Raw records

--- Start ---

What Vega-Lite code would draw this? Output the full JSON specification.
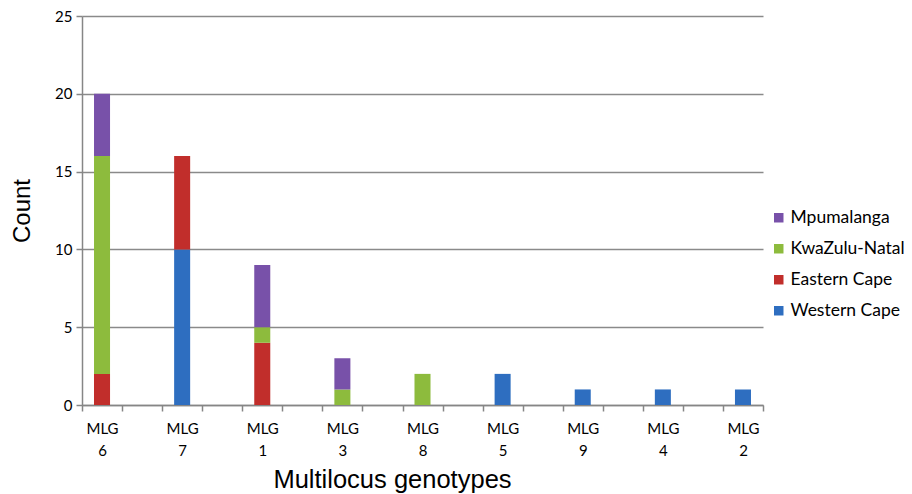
{
  "$schema": "https://vega.github.io/schema/vega-lite/v6.json",
  "width": 681,
  "height": 389,
  "autosize": "none",
  "padding": {"left": 82, "top": 16, "right": 149, "bottom": 89},
  "background": "white",
  "config": {"view": {"stroke": null}},
  "data": {
    "values": [
      {"mlg": "MLG 6", "region": "Eastern Cape", "count": 2},
      {"mlg": "MLG 6", "region": "KwaZulu-Natal", "count": 14},
      {"mlg": "MLG 6", "region": "Mpumalanga", "count": 4},
      {"mlg": "MLG 7", "region": "Western Cape", "count": 10},
      {"mlg": "MLG 7", "region": "Eastern Cape", "count": 6},
      {"mlg": "MLG 1", "region": "Eastern Cape", "count": 4},
      {"mlg": "MLG 1", "region": "KwaZulu-Natal", "count": 1},
      {"mlg": "MLG 1", "region": "Mpumalanga", "count": 4},
      {"mlg": "MLG 3", "region": "KwaZulu-Natal", "count": 1},
      {"mlg": "MLG 3", "region": "Mpumalanga", "count": 2},
      {"mlg": "MLG 8", "region": "KwaZulu-Natal", "count": 2},
      {"mlg": "MLG 5", "region": "Western Cape", "count": 2},
      {"mlg": "MLG 9", "region": "Western Cape", "count": 1},
      {"mlg": "MLG 4", "region": "Western Cape", "count": 1},
      {"mlg": "MLG 2", "region": "Western Cape", "count": 1}
    ]
  },
  "transform": [
    {"calculate": "indexof(['Western Cape','Eastern Cape','KwaZulu-Natal','Mpumalanga'], datum.region)", "as": "stackorder"}
  ],
  "layer": [
    {
      "mark": {"type": "bar"},
      "encoding": {
        "x": {
          "field": "mlg",
          "type": "nominal",
          "sort": ["MLG 6", "MLG 7", "MLG 1", "MLG 3", "MLG 8", "MLG 5", "MLG 9", "MLG 4", "MLG 2"],
          "scale": {"paddingInner": 0.8, "paddingOuter": 0.15},
          "axis": {
            "title": "Multilocus genotypes",
            "titleFont": "Liberation Sans",
            "titleFontSize": 25.5,
            "titleFontWeight": "normal",
            "titleColor": "#000000",
            "titleX": 310,
            "titleY": 82,
            "titleBaseline": "alphabetic",
            "labelAngle": 0,
            "labelExpr": "split(datum.label, ' ')",
            "labelFont": "Lato",
            "labelFontSize": 15,
            "labelColor": "#000000",
            "labelLineHeight": 22,
            "labelPadding": 10,
            "labelOffset": 20,
            "tickOffset": -20,
            "tickSize": 6,
            "tickColor": "#868686",
            "tickWidth": 1.5,
            "domainColor": "#868686",
            "domainWidth": 1.5
          }
        },
        "y": {
          "field": "count",
          "type": "quantitative",
          "aggregate": "sum",
          "scale": {"domain": [0, 25], "nice": false},
          "axis": {
            "title": "Count",
            "titleFont": "Liberation Sans",
            "titleFontSize": 24,
            "titleFontWeight": "normal",
            "titleColor": "#000000",
            "titlePadding": 20,
            "values": [0, 5, 10, 15, 20, 25],
            "labelFont": "Lato",
            "labelFontSize": 15,
            "labelColor": "#000000",
            "labelPadding": 4,
            "tickSize": 6,
            "tickColor": "#868686",
            "tickWidth": 1.5,
            "domainColor": "#868686",
            "domainWidth": 1.5,
            "grid": true,
            "gridColor": "#8a8a8a",
            "gridWidth": 1.5
          }
        },
        "color": {
          "field": "region",
          "type": "nominal",
          "scale": {
            "domain": ["Mpumalanga", "KwaZulu-Natal", "Eastern Cape", "Western Cape"],
            "range": ["#7851A9", "#8DBB3D", "#C12E2B", "#2E6EC0"]
          },
          "legend": {
            "title": null,
            "orient": "none",
            "legendX": 688,
            "legendY": 193,
            "symbolType": "square",
            "symbolSize": 90,
            "symbolStrokeWidth": 0,
            "labelFont": "Lato",
            "labelFontSize": 17.5,
            "labelColor": "#000000",
            "rowPadding": 12,
            "labelOffset": 3
          }
        },
        "order": {"field": "stackorder", "type": "quantitative"}
      }
    },
    {
      "mark": {"type": "bar", "opacity": 0},
      "encoding": {
        "x": {
          "field": "mlg",
          "type": "nominal",
          "sort": ["MLG 6", "MLG 7", "MLG 1", "MLG 3", "MLG 8", "MLG 5", "MLG 9", "MLG 4", "MLG 2"],
          "axis": {
            "orient": "bottom",
            "title": null,
            "labels": false,
            "domain": false,
            "tickOffset": 20,
            "tickSize": 6,
            "tickColor": "#868686",
            "tickWidth": 1.5
          }
        }
      }
    }
  ],
  "resolve": {"axis": {"x": "independent"}}
}
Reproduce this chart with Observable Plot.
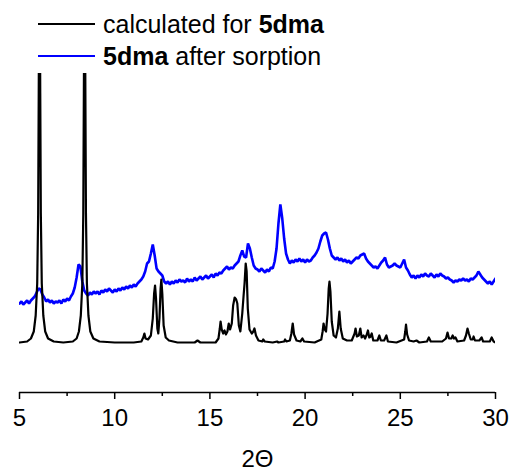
<!DOCTYPE html>
<html>
<head>
<meta charset="utf-8">
<script src="https://cdn.jsdelivr.net/npm/d3@7"></script>
<script src="https://cdn.jsdelivr.net/npm/@observablehq/plot@0.6"></script>
<style>
  html, body { margin: 0; padding: 0; background: white; }
  #wrap { position: relative; width: 513px; height: 471px; font-family: "Liberation Sans", Arial, sans-serif; }
  #legend { position: absolute; left: 0; top: 0; }
</style>
</head>
<body>
<div id="wrap">
  <div id="chart"></div>
  <svg id="legend" width="513" height="72" font-family="Liberation Sans, Arial, sans-serif" font-size="25">
    <line x1="38" x2="95" y1="24" y2="24" stroke="black" stroke-width="2"></line>
    <text x="103" y="33" fill="black">calculated for <tspan font-weight="bold">5dma</tspan></text>
    <line x1="38" x2="95" y1="56" y2="56" stroke="#0000ff" stroke-width="2"></line>
    <text x="103" y="65" fill="black"><tspan font-weight="bold">5dma</tspan> after sorption</text>
  </svg>
</div>
<script>
// Calculated pattern (2θ, intensity)
const calcAngle = [
  5.0, 5.4, 5.6, 5.75, 5.85, 5.93, 5.98, 6.01, 6.05, 6.09, 6.12, 6.17, 6.25, 6.35, 6.5, 6.8, 7.3,
  7.8, 8.0, 8.12, 8.22, 8.3, 8.35, 8.38, 8.42, 8.46, 8.49, 8.54, 8.62, 8.72, 8.88, 9.2, 10.0, 11.0,
  11.4, 11.5, 11.56, 11.62, 11.75, 11.9, 12.0, 12.07, 12.12, 12.17, 12.24, 12.29, 12.35, 12.41, 12.45, 12.5, 12.57, 12.68, 12.85, 13.3,
  14.2, 14.35, 14.5, 15.3, 15.45, 15.52, 15.56, 15.62, 15.7, 15.77, 15.84, 15.92, 15.99, 16.06, 16.15, 16.22, 16.3, 16.38, 16.44, 16.52, 16.6,
  16.7, 16.77, 16.82, 16.88, 16.93, 16.99, 17.08, 17.2, 17.28, 17.34, 17.42, 17.55, 17.75, 17.8, 17.88, 18.3, 18.53, 18.6,
  18.9, 18.95, 19.02, 19.2, 19.28, 19.35, 19.42, 19.55, 19.75, 19.86, 19.95, 20.5,
  20.85, 20.92, 20.97, 21.03, 21.1, 21.18, 21.24, 21.28, 21.33, 21.4, 21.5, 21.62, 21.72, 21.8, 21.87, 21.98, 22.2,
  22.45, 22.6, 22.65, 22.72, 22.82, 22.9, 22.97, 23.07, 23.15, 23.22, 23.3, 23.37, 23.44, 23.5, 23.58, 23.8, 23.9, 23.98, 24.15, 24.27, 24.35, 24.8,
  25.2, 25.26, 25.3, 25.36, 25.46, 25.7, 25.85, 26.0, 26.4, 26.5, 26.6,
  27.2, 27.4, 27.48, 27.56, 27.68, 27.75, 27.82, 27.9, 28.0, 28.35, 28.45, 28.53, 28.6, 28.7, 28.8, 28.85, 28.92,
  29.15, 29.27, 29.35, 29.7, 29.8, 29.9, 30.0
];
const calcIntensity = [
  1, 2, 5, 12, 28, 60, 130, 250, 420, 250, 130, 60, 28, 12, 5, 2, 1,
  2, 5, 12, 28, 60, 130, 250, 420, 250, 130, 60, 28, 12, 5, 2, 1, 1,
  2, 6, 10, 5, 4, 8, 25, 50, 58, 45, 15, 10, 25, 55, 64, 50, 18, 6, 3, 1,
  1, 3, 1, 1, 5, 15, 22, 14, 10, 13, 9, 12, 20, 14, 20, 38, 46, 44, 40, 18, 12,
  30, 48, 60, 80, 72, 35, 14, 10, 12, 15, 8, 3, 2, 4, 2, 1, 2, 1,
  2, 4, 2, 3, 10, 20, 9, 3, 2, 5, 2, 1,
  4, 12, 20, 14, 12, 30, 55, 62, 52, 22, 8, 6, 15, 32, 15, 5, 3,
  3, 10, 15, 7, 8, 15, 6, 8, 5, 8, 13, 6, 7, 10, 3, 3, 8, 3, 3, 8, 2, 1,
  4, 12, 19, 9, 3, 2, 3, 1, 2, 6, 2,
  2, 5, 11, 5, 5, 8, 5, 6, 2, 3, 8, 15, 10, 4, 4, 7, 3,
  3, 6, 2, 2, 6, 2, 1
];

// Measured pattern after sorption: recorded from 5° in 0.1° steps
const expStart = 5;
const expStep = 0.1;
const expIntensity = [
  40, 42, 39, 41, 43, 40, 43, 45, 47, 51,
  55, 54, 49, 46, 42, 44, 41, 43, 40, 42,
  41, 43, 40, 44, 42, 45, 43, 47, 50, 56,
  66, 79, 77, 62, 53, 50, 48, 51, 49, 52,
  50, 52, 49, 53, 51, 54, 52, 55, 53, 51,
  54, 52, 55, 53, 56, 54, 57, 55, 58, 56,
  59, 57, 60, 62, 64, 67, 72, 80, 82, 90,
  99, 88, 75, 72, 70, 68, 62, 60, 62, 59,
  62, 60, 63, 61, 64, 62, 63, 61, 65, 62,
  64, 62, 66, 63, 65, 67, 64, 66, 68, 65,
  67, 69, 66, 70, 68, 71, 70, 73, 75, 77,
  74, 76, 75, 78, 80, 82, 88, 93, 87, 86,
  100, 95, 86, 78, 75, 74, 72, 75, 73, 71,
  74, 72, 76, 75, 82, 95, 120, 139, 125, 105,
  90, 84, 80, 83, 81, 84, 82, 85, 82, 84,
  81, 84, 82, 83, 86, 88, 91, 95, 102, 108,
  110, 111, 104, 95, 88, 86, 84, 86, 83, 85,
  82, 84, 81, 83, 80, 82, 84, 86, 85, 88,
  89, 90, 85, 82, 80, 78, 76, 77, 75, 78,
  81, 83, 86, 79, 76, 77, 78, 80, 78, 77,
  76, 80, 84, 76, 73, 69, 66, 68, 65, 68,
  66, 69, 67, 70, 68, 67, 70, 68, 66, 69,
  67, 70, 68, 67, 65, 66, 64, 63, 61, 63,
  62, 64, 63, 65, 63, 64, 62, 65, 64, 66,
  68, 72, 69, 66, 64, 62, 60, 62, 59, 62,
  65
];

const xDomain = [5, 30];
const yDomain = [-49, 270];
const xTicks = [5, 10, 15, 20, 25, 30];
const xMinorTicks = [7.5, 12.5, 17.5, 22.5, 27.5];

const calc = calcAngle.map((a, i) => ({angle: a, intensity: calcIntensity[i]}));
const exp = expIntensity.map((v, i) => ({angle: +(expStart + i * expStep).toFixed(2), intensity: v}));

const chart = Plot.plot({
  width: 513,
  height: 471,
  marginTop: 73,
  marginBottom: 79,
  marginLeft: 19,
  marginRight: 18,
  style: {fontFamily: "Liberation Sans, Arial, sans-serif", fontSize: "24px", color: "black", background: "white", overflow: "visible"},
  x: {domain: xDomain},
  y: {domain: yDomain, axis: null},
  marks: [
    Plot.line(exp, {x: "angle", y: "intensity", stroke: "#0000ff", strokeWidth: 2.6, strokeLinejoin: "miter", clip: true}),
    Plot.line(calc, {x: "angle", y: "intensity", stroke: "black", strokeWidth: 2.2, clip: true}),
    Plot.ruleY([yDomain[0]], {stroke: "black", strokeWidth: 1.5}),
    Plot.axisX(xMinorTicks, {tickSize: 4, tickFormat: () => "", label: null, strokeWidth: 1.5}),
    Plot.axisX(xTicks, {tickSize: 7, tickPadding: 9, fontSize: 24, strokeWidth: 1.5, label: "2Θ", labelAnchor: "center", labelOffset: 74, labelArrow: "none"})
  ]
});
document.getElementById("chart").appendChild(chart);
</script>
</body>
</html>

--- End ---

WORK REQUIRED:
Return every line containing "chart".

ANSWER BELOW:
Reproduce this chart with Observable Plot.
  <div id="chart"></div>
const chart = Plot.plot({
document.getElementById("chart").appendChild(chart);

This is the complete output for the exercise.